The disc ends with “Look At Me” and at 4:15, it’s the longest track on the disc. That’s really not too big of a deal anymore, as the three-minute pop rule probably still applies somewhere in the musical world, but I don’t care. “Look At Me” hails from the old school world of Simple Minds. Dissonant guitar lines pick underneath shuffled drums and lyrical mysticism. Guitars seesaw and explode into harmonic dissensions of chaos in the chorus. Giampa takes this one pretty far, but it still comes up just under the wire. Like “Remember When,” it’s a great song that just doesn’t seem to fit with the rest of this disc. In the end, it’s not a bad thing when a band comes up with this much high caliber compositional content, as there’s always a few that sit on the edge of the circle.

The word on The Parsnip Revolt is out.

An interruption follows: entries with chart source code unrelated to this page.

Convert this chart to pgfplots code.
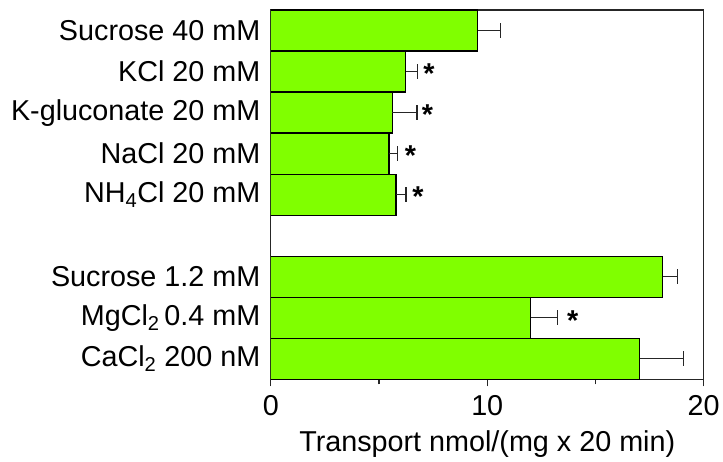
\documentclass[border=0pt]{standalone}
\usepackage{pgfplots}
\pgfplotsset{compat=1.18}
\usepackage{fontspec}
\setmainfont{Liberation Sans}
\definecolor{barcol}{RGB}{128,255,0}
\pgfplotstableread{
pos val err
8 9.56 1.06
7 6.24 0.55
6 5.62 1.14
5 5.46 0.38
4 5.78 0.46
2 18.11 0.68
1 12.00 1.24
0 17.04 2.03
}\bars
\pgfplotstableread{
x y
7.31 6.95
7.24 5.95
6.45 4.95
6.80 3.95
13.95 0.94
}\stars
\begin{document}
\begin{tikzpicture}
\begin{axis}[
  scale only axis, width=433.7bp, height=370bp,
  xmin=0, xmax=20, ymin=-0.5, ymax=8.5,
  font=\fontsize{28.8bp}{34bp}\selectfont,
  /pgf/number format/assume math mode=true,
  ticklabel style={font=\fontsize{28.8bp}{34bp}\selectfont},
  xticklabel style={yshift=-6bp},
  xlabel style={yshift=-8bp},
  axis line style={line width=1.2bp, black!85},
  xtick={0,10,20}, minor xtick={5,15},
  xtick pos=bottom, tick align=outside,
  major tick length=7bp, minor tick length=5bp,
  every tick/.style={line width=1.2bp, black!85},
  ytick={0,1,2,4,5,6,7,8},
  yticklabels={CaCl\textsubscript{2} 200 nM, MgCl\textsubscript{2}\,0.4 mM, Sucrose 1.2 mM, NH\textsubscript{4}Cl 20 mM, NaCl 20 mM, K-gluconate 20 mM, KCl 20 mM, Sucrose 40 mM},
  ytick style={draw=none},
  xlabel={Transport nmol/(mg x 20 min)},
]
\addplot[xbar, bar width=1, bar shift=0pt, fill=barcol, draw=black, line width=1.2bp,
  error bars/.cd, x dir=plus, x explicit, error mark=|,
  error bar style={line width=1.4bp, black!85},
  error mark options={line width=1.4bp, black!85, mark size=7.5bp}]
  table[x=val, y=pos, x error=err] {\bars};
\addplot[only marks, mark=text, text mark={\fontsize{28.8bp}{34bp}\selectfont\bfseries *}]
  table[x=x, y=y] {\stars};
\end{axis}
\path (current axis.south west) ++(-271.3bp,-81bp) rectangle ++(723bp,461bp);
\end{tikzpicture}
\end{document}
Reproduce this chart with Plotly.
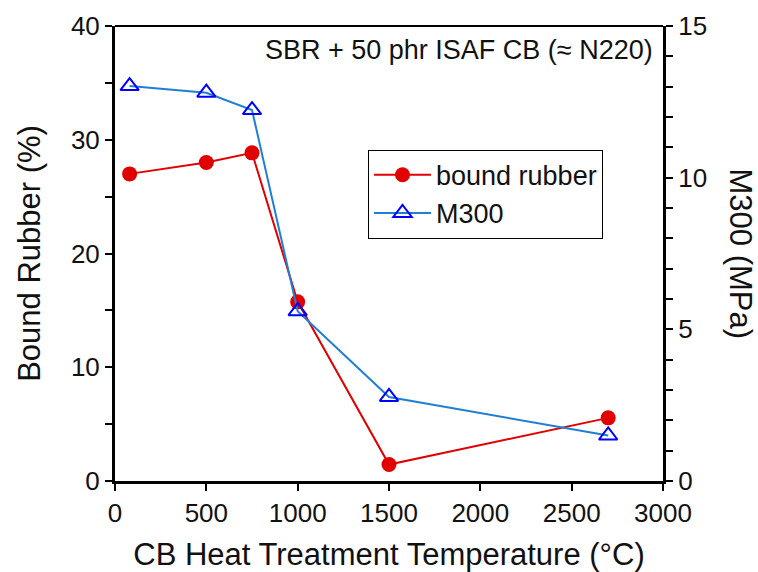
import plotly.graph_objects as go

temps = [80, 500, 750, 1000, 1500, 2700]
bound_rubber = [27.0, 28.0, 28.85, 15.75, 1.45, 5.55]
m300 = [13.02, 12.8, 12.23, 5.6, 2.77, 1.5]

FONT = "Liberation Sans, Arial, sans-serif"

fig = go.Figure()
fig.add_trace(go.Scatter(
    x=temps, y=bound_rubber, name="bound rubber", mode="lines+markers",
    line=dict(color="#e00000", width=2),
    marker=dict(symbol="circle", size=15, color="#e00000"),
    yaxis="y"))
fig.add_trace(go.Scatter(
    x=temps, y=m300, name="M300", mode="lines+markers",
    line=dict(color="#1f7fd4", width=2),
    marker=dict(symbol="triangle-up-open", size=16, color="#0000ff",
                line=dict(width=2, color="#0000ff")),
    yaxis="y2"))

axis_common = dict(showgrid=False, zeroline=False, showline=True, automargin=False,
                   linecolor="black", ticks="outside", tickcolor="black",
                   tickfont=dict(size=26, color="#111"))

fig.update_layout(
    width=758, height=572,
    margin=dict(l=115, r=95, t=26, b=91),
    paper_bgcolor="white", plot_bgcolor="white",
    font=dict(family=FONT, color="#111"),
    showlegend=True,
    legend=dict(x=0.4617, y=0.728, xanchor="left", yanchor="top",
                bordercolor="black", borderwidth=1, bgcolor="white",
                font=dict(size=27), itemwidth=57, tracegroupgap=2),
    xaxis=dict(range=[0, 3000], dtick=500, linewidth=3, ticklen=7, tickwidth=2,
               title=dict(text="CB Heat Treatment Temperature (°C)", font=dict(size=31), standoff=17),
               **axis_common),
    yaxis=dict(range=[0, 40], dtick=10, linewidth=3, ticklen=7, tickwidth=2,
               minor=dict(dtick=5, ticks="outside", ticklen=7, tickwidth=2, tickcolor="black"),
               title=dict(text="Bound Rubber (%)", font=dict(size=31), standoff=22),
               **axis_common),
    yaxis2=dict(range=[0, 15], dtick=5, overlaying="y", side="right", linewidth=3,
                ticklen=7, tickwidth=2,
                minor=dict(dtick=1, ticks="outside", ticklen=7, tickwidth=2, tickcolor="black"),
                **axis_common),
    shapes=[dict(type="line", xref="paper", yref="paper", x0=0, x1=1, y0=1, y1=1,
                 line=dict(color="black", width=2))],
    annotations=[
        dict(text="SBR + 50 phr ISAF CB (≈ N220)", xref="paper", yref="paper",
             x=0.985, y=0.947, xanchor="right", yanchor="middle", showarrow=False,
             font=dict(size=27, color="#111")),
        dict(text="M300 (MPa)", xref="paper", yref="paper", x=1.0, y=0.5,
             xshift=77, textangle=90, showarrow=False, xanchor="center", yanchor="middle",
             font=dict(size=31, color="#111")),
    ],
)

fig.write_html("out.html")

From program directors to magazine writers and even famous musicians, such as the bodacious Louise Post from Veruca Salt (I’m in love with her), The Parsnip Revolt are winning important fans and leading their own rebellious revolt all the way to musical freedom. A Sunshine Report forecasts a bright and burning musical longevity for a band on their atmospheric rise.

In addition to Giampa, Williams, Fin and Mellon, others musicians on A Sunshine Report include Kenny Kearns (piano/keyboards) and Derek Chafin (guitar/keyboards/harmonies).